Tech Crunch does point out that you can get access to a digital version of many books via Bit Torrent that can then be transferred to a Kindle. But as with all file sharing content, quality is suspect.

I thought the whole point of the internet and the digital revolution was greater selection. With the Kindle that goal takes a step backwards.

6 comments:

Anonymous said...

FWIW, I've got my Asus EEE PC on order. It is wide open, and comes with an eBook reader (as I understand it, FBReader).

Asus expects to sell 3.8 million of them this year.

I hope that the EEE PC / FBReader will be pleasant for reading, but certainly it will work for light web surfing and blog stalking.

Anonymous said...

Update - It arrived last night, and I'm posting with it now. First impressions are that it is a nice ultraportable for web surfing. I did read an ebook for a while last night and enjoyed it, but I don't think I have that dialed in yet. Maybe I just need a smaller font.

0.07 kWh so far (I've got my kill-a-watt monitor behind the eepc charger)

Fat Knowledge said...

odograph,

That EEE does look like a cool device. Will be interested to know how you like it.

What kind of wattage does it draw? I would guess like 30-40W?

Oh, and I saw that you have started blogging again. Good stuff. I was going to leave a comment on a post, but I see that you don't accept them. I found that very ironic. :)

Anonymous said...

The highest instantaneous draw I've seen is 22W, but you know, the Kill-A-Watt does totaling over time.

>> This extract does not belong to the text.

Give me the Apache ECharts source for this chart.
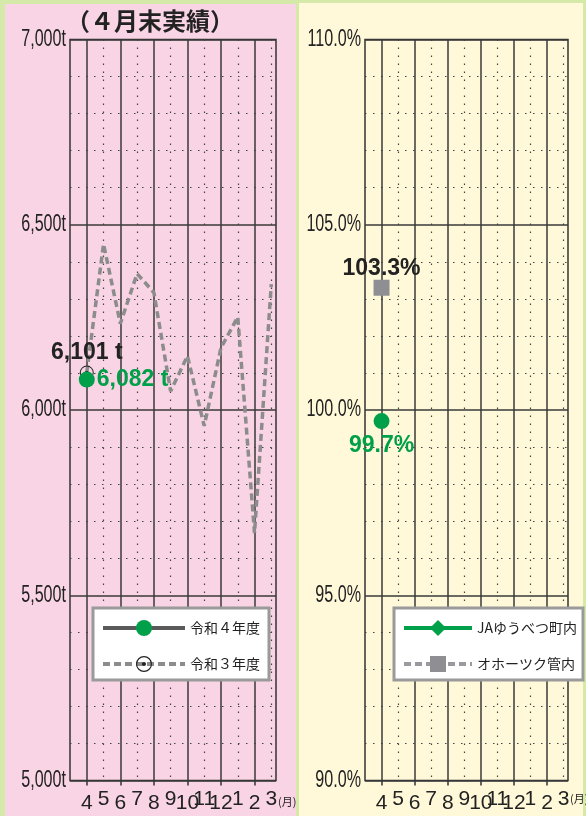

I plan to monitor for a week and see the total. So far (running on batteries in the moment so I run into the bedroom to check ...) 0.22 kWh drawn in 63 1/2 hours.

I only plug in the device through that charger and that Kill-A-Watt so that's a good total.

Other than that my general reaction is that the small size is slightly frustrating. It is no doubt a great deal for $350 (4G "surf" model), but I can look forward to future iterations, slightly larger screens, and maybe even slightly larger keyboards.

I'm touch typing right now, but it still feels cramped. That may improve with time.

For the true UNIX heads in the audience,, here's the skinny:

top - 08:11:28 up 44 min, 2 users

load average: 0.39, 0.25, 0.29

Tasks: 72 total, 2 running, 70 sleeping, 0 stopped, 0 zombie

Cpu(s): 10.4%us, 4.4%sy, 0.0%ni, 83.8%id, 1.1%wa, 0.3%hi, 0.1%si, 0.0%st

Mem: 508328k total, 393552k used, 114776k free, 11780k buffers

Swap: 0k total, 0k used, 0k free, 153088k cached

It's interesting that they set it up without swap, but it seems to run tidily within 512M.

Anonymous said...

Interesting post. However, I do feel that the limited number of available books is just the beginning. They will scale this up, as they still need to sort out issues with publishers. Note also that Amazon's digital offering is already around 5 times the size of the Sony Reader, which has been around for a long time. The fun has just begun!

Fat Knowledge said...

odograph,

Good info.

Anon,

Good points. For me the question is rather to buy an ebook now or wait a year or two. I am not convinced that the time is there quite yet, but it is definitely getting close.